Corte Costituzionale: dichiarata l’incostituzionalità della “spending review bis”

La Corte Costituzionale con la sentenza n. 129 del 2016 ha dichiarato l’illegittimità dell’ art. 16, comma 6, del d.l. n. 95 del 2012, noto come “spending review bis”, approvato dal Governo Monti, il quale indica gli obiettivi di contenimento delle spese degli enti locali vincolando in maniera netta i Comuni e assurgendo a principio di coordinamento della finanza pubblica.
Nella pronuncia, la Consulta evidenzia che appare fuor di dubbio che le politiche statali di riduzione delle spese pubbliche possano incidere anche sull’autonomia finanziaria degli enti territoriali.
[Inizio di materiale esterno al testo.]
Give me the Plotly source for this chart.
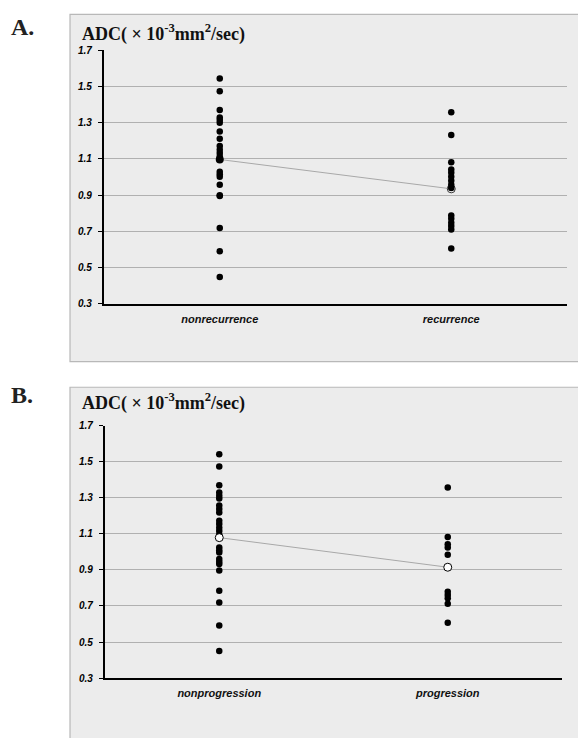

Tuttavia, tale incidenza va mitigata attraverso il loro coinvolgimento nella fase di distribuzione del sacrificio e nella decisione sulle relative dimensioni quantitative, considerato, inoltre, che può essere tale da rendere impossibile lo svolgimento delle funzioni degli enti in questione (sentenze n. 10 del 2016, n. 188 del 2015 e n. 241 del 2012).
In particolare, viene altresì rilevato che, sebbene lo Stato può agire unilateralmente per evitare che per inerzia degli enti locali non venga rispettato l’obiettivo di contenimento della spesa pubblica; tale condizione non può giustificare l’esclusione sin dall’inizio di ogni forma di coinvolgimento degli enti interessati, soprattutto se il criterio posto alla base del riparto dei sacrifici presenta elementi di dubbia razionalità, come è quello delle spese sostenute per i consumi intermedi. Difatti, il sistema dei tagli lineari «si presta a far gravare i sacrifici economici in misura maggiore sulle amministrazioni che erogano più servizi, a prescindere dalla loro virtuosità nell’impiego delle risorse finanziarie».
La Consulta, pertanto, ritiene che il ricorso al criterio delle spese sostenute per i consumi intermedi come parametro per la quantificazione delle riduzioni delle risorse da imputare a ciascun Comune sia da ritenere valido solo se affiancato a procedure idonee a favorire la collaborazione con gli enti coinvolti e a correggerne eventuali effetti irragionevoli. Nello specifico, quindi, non è dunque illegittimo in sé e per sé: può essere ritenuto legittimo solo se si tratti di un parametro utilizzato in via sussidiaria, ovvero, solo se i tentativi di coinvolgimento degli enti interessati siano risultati infruttuosi.
Infine, la Corte ritiene indispensabile sottolineare che la disposizione impugnata non determina alcun termine per l’adozione del decreto ministeriale che specifica il riparto delle risorse e le relative decurtazioni. Ciò è rilevante, poiché, un intervento di riduzione dei trasferimenti che avvenisse a uno stadio avanzato dell’esercizio finanziario potrebbe compromettere la possibilità di elaborare correttamente il bilancio di previsione, attività che richiede la previa e tempestiva conoscenza delle entrate effettivamente a disposizione, risultando quindi lesivo dell’autonomia finanziaria degli enti in questione.